> SET PROBLEM
Set each entry down verbatim, omitting images.

> DATA ROWS
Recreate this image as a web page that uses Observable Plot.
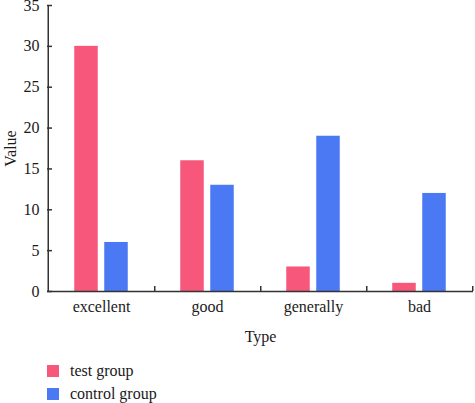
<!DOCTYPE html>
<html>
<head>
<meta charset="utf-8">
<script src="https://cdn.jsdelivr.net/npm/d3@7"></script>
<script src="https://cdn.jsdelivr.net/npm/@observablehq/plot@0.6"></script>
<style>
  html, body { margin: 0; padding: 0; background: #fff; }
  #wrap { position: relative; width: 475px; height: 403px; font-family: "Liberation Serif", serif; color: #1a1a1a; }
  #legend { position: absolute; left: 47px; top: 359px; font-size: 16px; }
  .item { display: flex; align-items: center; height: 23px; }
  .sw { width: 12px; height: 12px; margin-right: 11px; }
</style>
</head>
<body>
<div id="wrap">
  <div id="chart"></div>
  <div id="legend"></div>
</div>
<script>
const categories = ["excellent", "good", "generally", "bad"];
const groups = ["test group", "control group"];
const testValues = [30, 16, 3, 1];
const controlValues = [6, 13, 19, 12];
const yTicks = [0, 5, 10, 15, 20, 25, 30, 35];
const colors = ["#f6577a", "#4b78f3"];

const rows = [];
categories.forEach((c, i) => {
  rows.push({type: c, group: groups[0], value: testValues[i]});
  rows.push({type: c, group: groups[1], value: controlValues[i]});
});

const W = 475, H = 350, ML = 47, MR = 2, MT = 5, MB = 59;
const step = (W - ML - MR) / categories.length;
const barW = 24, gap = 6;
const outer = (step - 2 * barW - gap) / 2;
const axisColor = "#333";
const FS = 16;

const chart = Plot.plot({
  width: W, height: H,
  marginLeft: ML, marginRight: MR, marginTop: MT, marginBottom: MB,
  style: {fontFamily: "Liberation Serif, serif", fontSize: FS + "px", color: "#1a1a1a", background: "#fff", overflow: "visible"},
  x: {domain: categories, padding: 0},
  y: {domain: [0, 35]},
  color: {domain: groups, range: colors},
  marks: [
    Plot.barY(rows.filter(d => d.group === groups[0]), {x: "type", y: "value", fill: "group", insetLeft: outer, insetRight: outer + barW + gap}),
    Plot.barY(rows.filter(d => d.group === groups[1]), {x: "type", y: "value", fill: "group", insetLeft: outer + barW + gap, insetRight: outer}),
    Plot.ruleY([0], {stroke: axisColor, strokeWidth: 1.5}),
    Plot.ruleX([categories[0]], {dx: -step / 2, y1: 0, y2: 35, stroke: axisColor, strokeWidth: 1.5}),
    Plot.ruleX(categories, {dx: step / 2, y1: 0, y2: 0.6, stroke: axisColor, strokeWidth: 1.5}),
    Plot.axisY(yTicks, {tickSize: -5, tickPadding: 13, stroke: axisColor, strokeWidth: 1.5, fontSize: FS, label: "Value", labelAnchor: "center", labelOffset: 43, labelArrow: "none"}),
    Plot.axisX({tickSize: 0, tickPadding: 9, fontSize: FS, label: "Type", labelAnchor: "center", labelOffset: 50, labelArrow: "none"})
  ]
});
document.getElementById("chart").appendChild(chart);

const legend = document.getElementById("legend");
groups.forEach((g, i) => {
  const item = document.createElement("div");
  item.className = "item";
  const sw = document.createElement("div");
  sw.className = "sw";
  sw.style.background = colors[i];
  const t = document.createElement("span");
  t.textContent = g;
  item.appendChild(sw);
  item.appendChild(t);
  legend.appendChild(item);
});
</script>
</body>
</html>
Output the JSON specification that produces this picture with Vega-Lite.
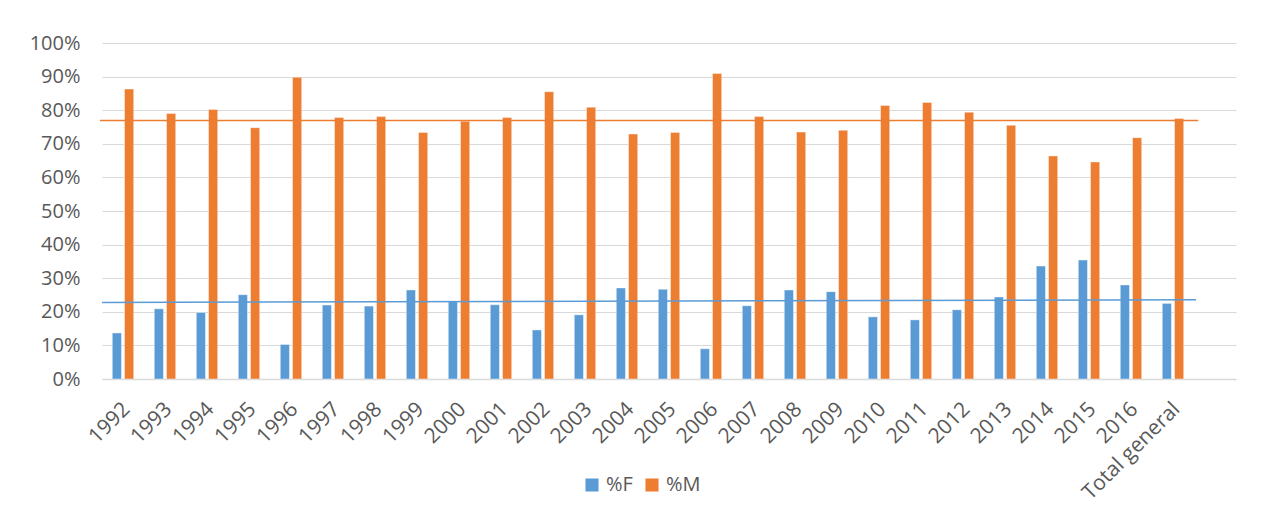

> OUTPUT BELOW
Recreate this image as a web page that uses Observable Plot.
<!DOCTYPE html>
<html>
<head>
<meta charset="utf-8">
<script src="https://cdn.jsdelivr.net/npm/d3@7"></script>
<script src="https://cdn.jsdelivr.net/npm/@observablehq/plot@0.6"></script>
<style>
  html, body { margin: 0; padding: 0; background: #fff; }
  #wrap { position: relative; width: 475px; height: 403px; font-family: "Liberation Serif", serif; color: #1a1a1a; }
  #legend { position: absolute; left: 47px; top: 359px; font-size: 16px; }
  .item { display: flex; align-items: center; height: 23px; }
  .sw { width: 12px; height: 12px; margin-right: 11px; }
</style>
</head>
<body>
<div id="wrap">
  <div id="chart"></div>
  <div id="legend"></div>
</div>
<script>
const categories = ["excellent", "good", "generally", "bad"];
const groups = ["test group", "control group"];
const testValues = [30, 16, 3, 1];
const controlValues = [6, 13, 19, 12];
const yTicks = [0, 5, 10, 15, 20, 25, 30, 35];
const colors = ["#f6577a", "#4b78f3"];

const rows = [];
categories.forEach((c, i) => {
  rows.push({type: c, group: groups[0], value: testValues[i]});
  rows.push({type: c, group: groups[1], value: controlValues[i]});
});

const W = 475, H = 350, ML = 47, MR = 2, MT = 5, MB = 59;
const step = (W - ML - MR) / categories.length;
const barW = 24, gap = 6;
const outer = (step - 2 * barW - gap) / 2;
const axisColor = "#333";
const FS = 16;

const chart = Plot.plot({
  width: W, height: H,
  marginLeft: ML, marginRight: MR, marginTop: MT, marginBottom: MB,
  style: {fontFamily: "Liberation Serif, serif", fontSize: FS + "px", color: "#1a1a1a", background: "#fff", overflow: "visible"},
  x: {domain: categories, padding: 0},
  y: {domain: [0, 35]},
  color: {domain: groups, range: colors},
  marks: [
    Plot.barY(rows.filter(d => d.group === groups[0]), {x: "type", y: "value", fill: "group", insetLeft: outer, insetRight: outer + barW + gap}),
    Plot.barY(rows.filter(d => d.group === groups[1]), {x: "type", y: "value", fill: "group", insetLeft: outer + barW + gap, insetRight: outer}),
    Plot.ruleY([0], {stroke: axisColor, strokeWidth: 1.5}),
    Plot.ruleX([categories[0]], {dx: -step / 2, y1: 0, y2: 35, stroke: axisColor, strokeWidth: 1.5}),
    Plot.ruleX(categories, {dx: step / 2, y1: 0, y2: 0.6, stroke: axisColor, strokeWidth: 1.5}),
    Plot.axisY(yTicks, {tickSize: -5, tickPadding: 13, stroke: axisColor, strokeWidth: 1.5, fontSize: FS, label: "Value", labelAnchor: "center", labelOffset: 43, labelArrow: "none"}),
    Plot.axisX({tickSize: 0, tickPadding: 9, fontSize: FS, label: "Type", labelAnchor: "center", labelOffset: 50, labelArrow: "none"})
  ]
});
document.getElementById("chart").appendChild(chart);

const legend = document.getElementById("legend");
groups.forEach((g, i) => {
  const item = document.createElement("div");
  item.className = "item";
  const sw = document.createElement("div");
  sw.className = "sw";
  sw.style.background = colors[i];
  const t = document.createElement("span");
  t.textContent = g;
  item.appendChild(sw);
  item.appendChild(t);
  legend.appendChild(item);
});
</script>
</body>
</html>
Output the JSON specification that produces this picture with Vega-Lite.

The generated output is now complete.